On October 14, the Center for American Progress published a disconcerting report on the oil industry’s influence over our universities. Titled “Big Oil Goes to College”, the report analyzes 10 research collaboration contracts between major oil companies and universities. Author Jennifer Washburn highlights the following:
- In nine of the 10 energy-research agreements we analyzed, the university partners failed to retain majority academic control over the central governing body charged with directing the university-industry alliance. Four of the 10 alliances actually give the industry sponsors full governance control.
- Eight of the 10 agreements permit the corporate sponsor or sponsors to fully control both the evaluation and selection of faculty research proposals in each new grant cycle.
- None of the 10 agreements requires faculty research proposals to be evaluated and awarded funding based on independent expert peer review, the traditional method for awarding academic and scientific research grants fairly and impartially based on scientific merit.
- Eight of the 10 alliance agreements fail to specify transparently, in advance, how faculty may apply for alliance funding, and what the specific evaluation and selection criteria will be.
- Nine of the 10 agreements call for no specific management of financial conflicts of interest related to the alliance and its research functions. None of these agreements, for example, specifies that committee members charged with evaluating and selecting faculty research proposals must be impartial, and may not award corporate funding to themselves. (See summary of main findings for details, pages 52-59, and the Appendices beginning on page 75.)
…According to some estimates, because of the federal government’s growing preference for allocating federal R&D funds through corporate matching grants and other cost-sharing and cooperative-research arrangements, private industry now directly influences anywhere from 20 percent to 25 percent of university research funding overall. In this way, a significant share of U.S. taxpayer funding that starts out as “public” funding is effectively turned “private” by the time it reaches the university investigators in their academic labs.

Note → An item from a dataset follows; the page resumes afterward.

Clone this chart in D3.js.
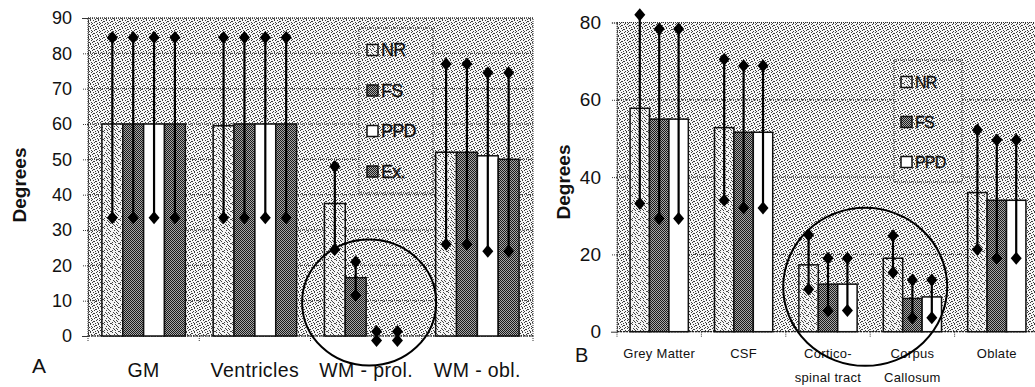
<!DOCTYPE html>
<html><head><meta charset="utf-8">
<script src="https://cdn.jsdelivr.net/npm/d3@7"></script>
<style>body{margin:0;background:#fff}svg{display:block}text{font-family:"Liberation Sans",Arial,sans-serif;fill:#111}</style>
</head><body><svg id="c" width="1035" height="387"></svg>
<script>
// ---------- Panel A data ----------
const catsA = ["GM", "Ventricles", "WM - prol.", "WM - obl."];
const seriesA = ["NR", "FS", "PPD", "Ex."];
const meanA_NR  = [60, 59.5, 37.5, 52];
const meanA_FS  = [60, 60, 16.5, 52];
const meanA_PPD = [60, 60, 0, 51];
const meanA_Ex  = [60, 60, 0, 50];
const hiA_NR  = [84.5, 84.5, 48, 77];   const loA_NR  = [33.5, 33.5, 24.5, 26];
const hiA_FS  = [84.5, 84.5, 21, 77];   const loA_FS  = [33.5, 33.5, 11.5, 26];
const hiA_PPD = [84.5, 84.5, 1.3, 74.5]; const loA_PPD = [33.5, 33.5, -1.3, 24];
const hiA_Ex  = [84.5, 84.5, 1.3, 74.5]; const loA_Ex  = [33.5, 33.5, -1.3, 24];
const ticksA = [0, 10, 20, 30, 40, 50, 60, 70, 80, 90];

// ---------- Panel B data ----------
const catsB = ["Grey Matter", "CSF", "Cortico-spinal tract", "Corpus Callosum", "Oblate"];
const labelLinesB = [["Grey Matter"], ["CSF"], ["Cortico-", "spinal tract"], ["Corpus", "Callosum"], ["Oblate"]];
const seriesB = ["NR", "FS", "PPD"];
const meanB_NR  = [57.8, 52.8, 17.3, 19, 36];
const meanB_FS  = [55, 51.6, 12.3, 8.6, 34];
const meanB_PPD = [55, 51.6, 12.3, 9, 34];
const hiB_NR  = [82, 70.5, 25, 24.8, 52.2];  const loB_NR  = [33.2, 34, 11, 15.3, 21.3];
const hiB_FS  = [78.3, 68.8, 19, 13.4, 49.6]; const loB_FS  = [29.3, 32, 5.4, 3.6, 19];
const hiB_PPD = [78.3, 68.8, 19, 13.4, 49.6]; const loB_PPD = [29.3, 32, 5.5, 3.6, 19];
const ticksB = [0, 20, 40, 60, 80];

const svg = d3.select("#c");
const defs = svg.append("defs");

// halftone-like patterns (fixed dot layouts)
function pattern(id, size, base, dots, dotColor) {
  const p = defs.append("pattern").attr("id", id).attr("patternUnits", "userSpaceOnUse")
    .attr("width", size).attr("height", size);
  p.append("rect").attr("width", size).attr("height", size).attr("fill", base);
  dots.forEach(([x, y]) => p.append("rect").attr("x", x).attr("y", y).attr("width", 1).attr("height", 1).attr("fill", dotColor));
}
pattern("bg", 8, "#f6f6f6",
  [[0,0],[3,0],[6,1],[1,2],[4,2],[7,3],[2,4],[5,4],[0,5],[3,6],[6,6],[1,7],[4,7],[7,5],[5,1],[2,3]], "#3a3a3a");
pattern("nr", 8, "#f4f4f4",
  [[1,0],[5,1],[3,2],[7,3],[0,4],[4,5],[2,6],[6,7],[6,3],[2,1],[4,0],[0,2],[5,6],[3,4]], "#444");
pattern("fs", 2, "#a8a8a8", [[0,0],[1,1]], "#1a1a1a");

const fills = {"NR": "url(#nr)", "FS": "url(#fs)", "PPD": "#ffffff", "Ex.": "url(#fs)"};

function panel(opt) {
  const {cats, series, means, his, los, ticks, x0, x1, yTop, yBot, yMax,
         padIn, padOut, tickFont, legend, legendFont, catLabel} = opt;
  const g = svg.append("g");
  const x = d3.scaleBand().domain(cats).range([x0, x1]).paddingInner(padIn).paddingOuter(padOut);
  const xs = d3.scaleBand().domain(series).range([0, x.bandwidth()]);
  const y = d3.scaleLinear().domain([0, yMax]).range([yBot, yTop]);

  // plot background
  g.append("rect").attr("x", x0).attr("y", yTop).attr("width", x1 - x0).attr("height", yBot - yTop)
    .attr("fill", "url(#bg)").attr("stroke", "#333").attr("stroke-width", 1).attr("stroke-dasharray", "1,1");

  // y-axis via d3 axis + gridlines
  const yAxis = d3.axisLeft(y).tickValues(ticks).tickSize(6).tickPadding(10);
  const ya = g.append("g").attr("transform", `translate(${x0},0)`).call(yAxis);
  ya.select(".domain").attr("stroke", "#333").attr("stroke-dasharray", "1,1");
  ya.selectAll(".tick line").attr("stroke", "#333").attr("stroke-dasharray", "1,1");
  ya.selectAll(".tick text").attr("font-size", tickFont).attr("fill", "#111")
    .attr("font-family", "Liberation Sans, Arial, sans-serif");
  g.append("g").selectAll("line").data(ticks.filter(t => t > 0)).join("line")
    .attr("x1", x0).attr("x2", x1).attr("y1", d => y(d)).attr("y2", d => y(d))
    .attr("stroke", "#333").attr("stroke-width", 1).attr("stroke-dasharray", "1,1");

  // x axis baseline and category boundary ticks
  g.append("line").attr("x1", x0).attr("x2", x1).attr("y1", y(0)).attr("y2", y(0))
    .attr("stroke", "#222").attr("stroke-width", 1.2).attr("stroke-dasharray", "2,1");
  const bounds = d3.range(cats.length + 1).map(i => x0 + i * x.step());
  g.append("g").selectAll("line").data(bounds).join("line")
    .attr("x1", d => d).attr("x2", d => d).attr("y1", y(0)).attr("y2", y(0) + 5)
    .attr("stroke", "#333").attr("stroke-dasharray", "1,1");

  // bars
  const barData = [];
  cats.forEach((c, i) => series.forEach((s, j) => barData.push({
    c, s, v: means[j][i], hi: his[j][i], lo: los[j][i]
  })));
  g.append("g").selectAll("rect").data(barData).join("rect")
    .attr("x", d => x(d.c) + xs(d.s)).attr("width", xs.bandwidth())
    .attr("y", d => y(Math.max(0, d.v))).attr("height", d => Math.max(0, y(0) - y(d.v)))
    .attr("fill", d => fills[d.s]).attr("stroke", "#111").attr("stroke-width", 1.5);

  // error bars
  const eb = g.append("g");
  eb.selectAll("line").data(barData).join("line")
    .attr("x1", d => x(d.c) + xs(d.s) + xs.bandwidth() / 2).attr("x2", d => x(d.c) + xs(d.s) + xs.bandwidth() / 2)
    .attr("y1", d => y(d.hi)).attr("y2", d => y(d.lo))
    .attr("stroke", "#000").attr("stroke-width", 2.2);
  const diamond = "M0,-6.5L5.5,0L0,6.5L-5.5,0Z";
  const pts = [];
  barData.forEach(d => { pts.push({d, v: d.hi}); pts.push({d, v: d.lo}); });
  eb.selectAll("path").data(pts).join("path")
    .attr("d", diamond).attr("fill", "#000")
    .attr("transform", p => `translate(${x(p.d.c) + xs(p.d.s) + xs.bandwidth() / 2},${y(p.v)})`);

  // category labels
  const cl = g.append("g");
  cats.forEach((c, i) => {
    const lines = catLabel.lines ? catLabel.lines[i] : [c];
    lines.forEach((ln, k) => {
      cl.append("text").attr("x", x(c) + x.bandwidth() / 2).attr("y", catLabel.y + k * catLabel.dy)
        .attr("text-anchor", "middle").attr("font-size", catLabel.size)
        .attr("letter-spacing", catLabel.ls).text(ln);
    });
  });

  // legend
  const L = legend;
  g.append("rect").attr("x", L.x).attr("y", L.y).attr("width", L.w).attr("height", L.h)
    .attr("fill", "url(#bg)").attr("stroke", "#333").attr("stroke-dasharray", "1,1");
  series.forEach((s, j) => {
    const cy = L.y + L.first + j * L.gap;
    g.append("rect").attr("x", L.x + L.sx).attr("y", cy - L.sw / 2).attr("width", L.sw).attr("height", L.sw)
      .attr("fill", fills[s]).attr("stroke", "#111").attr("stroke-width", 1.5);
    g.append("text").attr("x", L.x + L.sx + L.sw + 3).attr("y", cy + legendFont * 0.36)
      .attr("font-size", legendFont).attr("letter-spacing", -0.8).attr("stroke", "#111").attr("stroke-width", 0.3)
      .text(s);
  });
  return {x, y};
}

// Panel A
const A = panel({
  cats: catsA, series: seriesA,
  means: [meanA_NR, meanA_FS, meanA_PPD, meanA_Ex],
  his: [hiA_NR, hiA_FS, hiA_PPD, hiA_Ex],
  los: [loA_NR, loA_FS, loA_PPD, loA_Ex],
  ticks: ticksA, x0: 88, x1: 533, yTop: 18, yBot: 336, yMax: 90,
  padIn: 0.25, padOut: 0.125, tickFont: 18,
  legend: {x: 359, y: 28, w: 74, h: 165, first: 22, gap: 40.5, sx: 8, sw: 11},
  legendFont: 18,
  catLabel: {y: 377, dy: 0, size: 19.5, ls: 0.4}
});
// Panel B
const B = panel({
  cats: catsB, series: seriesB,
  means: [meanB_NR, meanB_FS, meanB_PPD],
  his: [hiB_NR, hiB_FS, hiB_PPD],
  los: [loB_NR, loB_FS, loB_PPD],
  ticks: ticksB, x0: 617, x1: 1039, yTop: 22.5, yBot: 331.7, yMax: 80,
  padIn: 0.31, padOut: 0.155, tickFont: 19,
  legend: {x: 894, y: 60, w: 68, h: 122, first: 22, gap: 40, sx: 7, sw: 11},
  legendFont: 16,
  catLabel: {y: 358, dy: 24, size: 13, ls: 0.3, lines: labelLinesB}
});

// axis titles
svg.append("text").attr("transform", "translate(26,185) rotate(-90)").attr("text-anchor", "middle")
  .attr("font-size", 19).attr("font-weight", "bold").text("Degrees");
svg.append("text").attr("transform", "translate(570,182) rotate(-90)").attr("text-anchor", "middle")
  .attr("font-size", 19).attr("font-weight", "bold").text("Degrees");

// panel letters
svg.append("text").attr("x", 32).attr("y", 373).attr("font-size", 21).text("A");
svg.append("text").attr("x", 575).attr("y", 362).attr("font-size", 20).text("B");

// highlight circles
svg.append("ellipse").attr("cx", A.x("WM - prol.") + A.x.bandwidth() / 2 + 3).attr("cy", A.y(9.5))
  .attr("rx", 67).attr("ry", 63).attr("fill", "none").attr("stroke", "#000").attr("stroke-width", 2);
svg.append("ellipse").attr("cx", (B.x("Cortico-spinal tract") + B.x("Corpus Callosum")) / 2 + B.x.bandwidth() / 2 - 5)
  .attr("cy", B.y(11.6)).attr("rx", 82).attr("ry", 79).attr("fill", "none").attr("stroke", "#000").attr("stroke-width", 2);
</script></body></html>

On a related note, Washburn writes, “From 1993 to 2006, U.S. government spending on all energy-related R&D (in real dollars) averag[ed] $3.6 billion per year…. This is 60 percent less than the $9 billion the U.S. government spent on energy R&D [in a single year] in 1979. In contrast, a 2006 UC Davis study estimated that the cost to American taxpayers of defending U.S. oil and related economic interests in the Persian Gulf ranged in the tens of billions of dollars annually. Economist Joseph Stiglitz conservatively estimated that in addition to the blood spilled, the cost of the Iraq War would exceed $3 trillion.